Exercise requirements
Output the full listing below exactly, without the pictures.

───── Listed records

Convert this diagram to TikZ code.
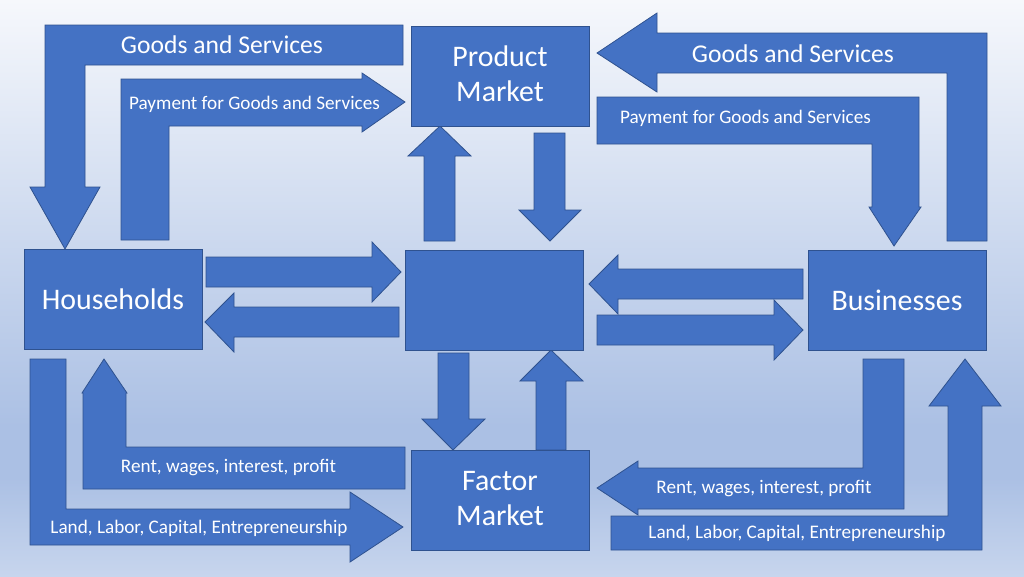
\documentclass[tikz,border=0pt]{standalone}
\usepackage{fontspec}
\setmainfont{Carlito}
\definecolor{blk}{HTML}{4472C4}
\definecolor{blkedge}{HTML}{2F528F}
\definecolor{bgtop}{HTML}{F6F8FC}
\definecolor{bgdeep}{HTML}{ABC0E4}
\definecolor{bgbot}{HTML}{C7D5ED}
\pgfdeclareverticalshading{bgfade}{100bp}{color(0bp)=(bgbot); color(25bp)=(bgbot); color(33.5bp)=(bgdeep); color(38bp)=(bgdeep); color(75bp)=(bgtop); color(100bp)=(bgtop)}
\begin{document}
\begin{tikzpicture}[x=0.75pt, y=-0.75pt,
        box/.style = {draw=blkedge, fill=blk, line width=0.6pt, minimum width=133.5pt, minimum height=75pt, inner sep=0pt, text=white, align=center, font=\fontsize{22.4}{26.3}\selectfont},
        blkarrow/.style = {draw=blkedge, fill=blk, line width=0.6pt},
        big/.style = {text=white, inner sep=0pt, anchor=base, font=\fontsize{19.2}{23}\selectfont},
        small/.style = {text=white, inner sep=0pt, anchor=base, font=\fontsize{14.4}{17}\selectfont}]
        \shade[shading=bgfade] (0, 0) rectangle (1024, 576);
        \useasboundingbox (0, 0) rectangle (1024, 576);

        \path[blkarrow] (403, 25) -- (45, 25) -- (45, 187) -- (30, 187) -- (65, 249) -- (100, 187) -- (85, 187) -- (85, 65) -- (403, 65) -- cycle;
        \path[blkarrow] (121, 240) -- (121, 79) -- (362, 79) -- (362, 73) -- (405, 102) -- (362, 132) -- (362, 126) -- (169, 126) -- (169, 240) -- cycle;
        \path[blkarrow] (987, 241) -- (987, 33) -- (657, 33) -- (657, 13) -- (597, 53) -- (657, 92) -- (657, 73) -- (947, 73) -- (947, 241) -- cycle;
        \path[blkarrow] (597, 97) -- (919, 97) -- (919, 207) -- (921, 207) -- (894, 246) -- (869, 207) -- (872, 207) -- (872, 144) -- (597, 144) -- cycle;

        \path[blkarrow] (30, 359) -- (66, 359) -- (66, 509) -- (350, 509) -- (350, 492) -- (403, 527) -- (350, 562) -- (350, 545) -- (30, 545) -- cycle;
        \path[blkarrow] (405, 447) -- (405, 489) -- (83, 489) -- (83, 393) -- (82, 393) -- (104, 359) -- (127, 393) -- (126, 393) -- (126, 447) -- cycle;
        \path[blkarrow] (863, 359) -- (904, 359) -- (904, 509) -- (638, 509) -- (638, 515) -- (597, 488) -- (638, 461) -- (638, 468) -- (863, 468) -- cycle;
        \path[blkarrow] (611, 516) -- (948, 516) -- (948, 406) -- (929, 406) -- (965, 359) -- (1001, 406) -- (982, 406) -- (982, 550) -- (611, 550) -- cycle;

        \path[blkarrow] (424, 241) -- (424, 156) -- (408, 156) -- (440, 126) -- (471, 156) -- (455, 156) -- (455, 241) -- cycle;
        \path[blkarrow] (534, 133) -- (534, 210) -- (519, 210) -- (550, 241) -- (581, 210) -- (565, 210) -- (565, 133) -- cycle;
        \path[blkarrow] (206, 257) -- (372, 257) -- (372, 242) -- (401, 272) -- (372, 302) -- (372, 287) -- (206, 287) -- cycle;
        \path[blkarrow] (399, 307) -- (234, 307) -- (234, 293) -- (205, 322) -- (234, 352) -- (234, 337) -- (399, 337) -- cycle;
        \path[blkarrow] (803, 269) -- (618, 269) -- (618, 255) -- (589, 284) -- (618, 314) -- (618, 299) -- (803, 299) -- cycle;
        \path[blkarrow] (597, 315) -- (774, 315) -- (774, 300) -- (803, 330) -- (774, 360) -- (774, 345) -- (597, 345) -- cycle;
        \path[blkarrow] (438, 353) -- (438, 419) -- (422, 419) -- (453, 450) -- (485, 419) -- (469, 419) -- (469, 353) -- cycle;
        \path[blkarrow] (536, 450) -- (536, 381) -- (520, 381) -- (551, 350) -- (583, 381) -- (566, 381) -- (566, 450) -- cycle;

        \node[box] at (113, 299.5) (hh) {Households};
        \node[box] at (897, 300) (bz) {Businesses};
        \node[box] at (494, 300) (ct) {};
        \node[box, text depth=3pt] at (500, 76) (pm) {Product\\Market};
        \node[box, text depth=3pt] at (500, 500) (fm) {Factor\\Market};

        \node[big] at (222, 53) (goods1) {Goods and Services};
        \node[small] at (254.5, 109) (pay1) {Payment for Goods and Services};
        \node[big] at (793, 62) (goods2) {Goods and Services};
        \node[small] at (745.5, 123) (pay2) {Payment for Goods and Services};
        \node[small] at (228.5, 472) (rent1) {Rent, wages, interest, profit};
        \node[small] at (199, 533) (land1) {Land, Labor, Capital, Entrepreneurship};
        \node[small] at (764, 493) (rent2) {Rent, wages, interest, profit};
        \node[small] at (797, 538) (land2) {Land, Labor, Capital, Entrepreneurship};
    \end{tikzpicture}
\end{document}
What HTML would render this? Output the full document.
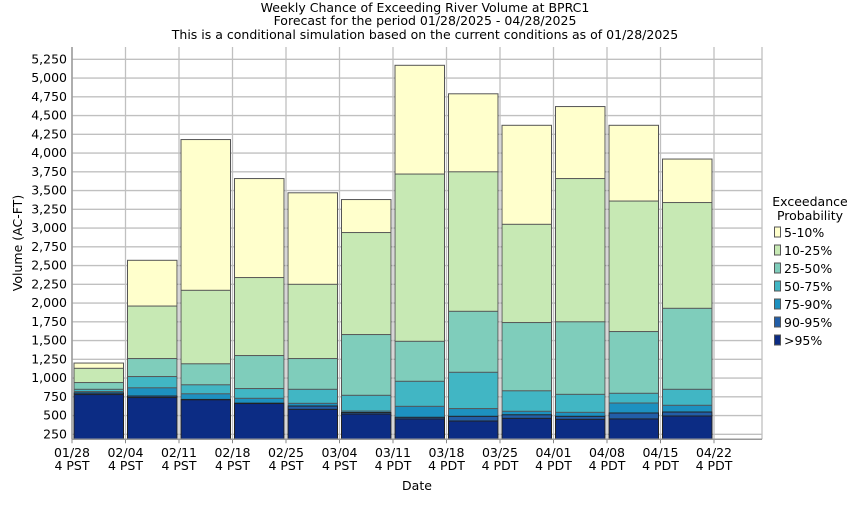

──────────

Task output
Convert this diagram to TikZ code.
\documentclass[tikz,border=0pt]{standalone}
\usepackage{fontspec}
\setmainfont{Carlito}
\definecolor{blk}{HTML}{4472C4}
\definecolor{blkedge}{HTML}{2F528F}
\definecolor{bgtop}{HTML}{F6F8FC}
\definecolor{bgdeep}{HTML}{ABC0E4}
\definecolor{bgbot}{HTML}{C7D5ED}
\pgfdeclareverticalshading{bgfade}{100bp}{color(0bp)=(bgbot); color(25bp)=(bgbot); color(33.5bp)=(bgdeep); color(38bp)=(bgdeep); color(75bp)=(bgtop); color(100bp)=(bgtop)}
\begin{document}
\begin{tikzpicture}[x=0.75pt, y=-0.75pt,
        box/.style = {draw=blkedge, fill=blk, line width=0.6pt, minimum width=133.5pt, minimum height=75pt, inner sep=0pt, text=white, align=center, font=\fontsize{22.4}{26.3}\selectfont},
        blkarrow/.style = {draw=blkedge, fill=blk, line width=0.6pt},
        big/.style = {text=white, inner sep=0pt, anchor=base, font=\fontsize{19.2}{23}\selectfont},
        small/.style = {text=white, inner sep=0pt, anchor=base, font=\fontsize{14.4}{17}\selectfont}]
        \shade[shading=bgfade] (0, 0) rectangle (1024, 576);
        \useasboundingbox (0, 0) rectangle (1024, 576);

        \path[blkarrow] (403, 25) -- (45, 25) -- (45, 187) -- (30, 187) -- (65, 249) -- (100, 187) -- (85, 187) -- (85, 65) -- (403, 65) -- cycle;
        \path[blkarrow] (121, 240) -- (121, 79) -- (362, 79) -- (362, 73) -- (405, 102) -- (362, 132) -- (362, 126) -- (169, 126) -- (169, 240) -- cycle;
        \path[blkarrow] (987, 241) -- (987, 33) -- (657, 33) -- (657, 13) -- (597, 53) -- (657, 92) -- (657, 73) -- (947, 73) -- (947, 241) -- cycle;
        \path[blkarrow] (597, 97) -- (919, 97) -- (919, 207) -- (921, 207) -- (894, 246) -- (869, 207) -- (872, 207) -- (872, 144) -- (597, 144) -- cycle;

        \path[blkarrow] (30, 359) -- (66, 359) -- (66, 509) -- (350, 509) -- (350, 492) -- (403, 527) -- (350, 562) -- (350, 545) -- (30, 545) -- cycle;
        \path[blkarrow] (405, 447) -- (405, 489) -- (83, 489) -- (83, 393) -- (82, 393) -- (104, 359) -- (127, 393) -- (126, 393) -- (126, 447) -- cycle;
        \path[blkarrow] (863, 359) -- (904, 359) -- (904, 509) -- (638, 509) -- (638, 515) -- (597, 488) -- (638, 461) -- (638, 468) -- (863, 468) -- cycle;
        \path[blkarrow] (611, 516) -- (948, 516) -- (948, 406) -- (929, 406) -- (965, 359) -- (1001, 406) -- (982, 406) -- (982, 550) -- (611, 550) -- cycle;

        \path[blkarrow] (424, 241) -- (424, 156) -- (408, 156) -- (440, 126) -- (471, 156) -- (455, 156) -- (455, 241) -- cycle;
        \path[blkarrow] (534, 133) -- (534, 210) -- (519, 210) -- (550, 241) -- (581, 210) -- (565, 210) -- (565, 133) -- cycle;
        \path[blkarrow] (206, 257) -- (372, 257) -- (372, 242) -- (401, 272) -- (372, 302) -- (372, 287) -- (206, 287) -- cycle;
        \path[blkarrow] (399, 307) -- (234, 307) -- (234, 293) -- (205, 322) -- (234, 352) -- (234, 337) -- (399, 337) -- cycle;
        \path[blkarrow] (803, 269) -- (618, 269) -- (618, 255) -- (589, 284) -- (618, 314) -- (618, 299) -- (803, 299) -- cycle;
        \path[blkarrow] (597, 315) -- (774, 315) -- (774, 300) -- (803, 330) -- (774, 360) -- (774, 345) -- (597, 345) -- cycle;
        \path[blkarrow] (438, 353) -- (438, 419) -- (422, 419) -- (453, 450) -- (485, 419) -- (469, 419) -- (469, 353) -- cycle;
        \path[blkarrow] (536, 450) -- (536, 381) -- (520, 381) -- (551, 350) -- (583, 381) -- (566, 381) -- (566, 450) -- cycle;

        \node[box] at (113, 299.5) (hh) {Households};
        \node[box] at (897, 300) (bz) {Businesses};
        \node[box] at (494, 300) (ct) {};
        \node[box, text depth=3pt] at (500, 76) (pm) {Product\\Market};
        \node[box, text depth=3pt] at (500, 500) (fm) {Factor\\Market};

        \node[big] at (222, 53) (goods1) {Goods and Services};
        \node[small] at (254.5, 109) (pay1) {Payment for Goods and Services};
        \node[big] at (793, 62) (goods2) {Goods and Services};
        \node[small] at (745.5, 123) (pay2) {Payment for Goods and Services};
        \node[small] at (228.5, 472) (rent1) {Rent, wages, interest, profit};
        \node[small] at (199, 533) (land1) {Land, Labor, Capital, Entrepreneurship};
        \node[small] at (764, 493) (rent2) {Rent, wages, interest, profit};
        \node[small] at (797, 538) (land2) {Land, Labor, Capital, Entrepreneurship};
    \end{tikzpicture}
\end{document}
What HTML would render this? Output the full document.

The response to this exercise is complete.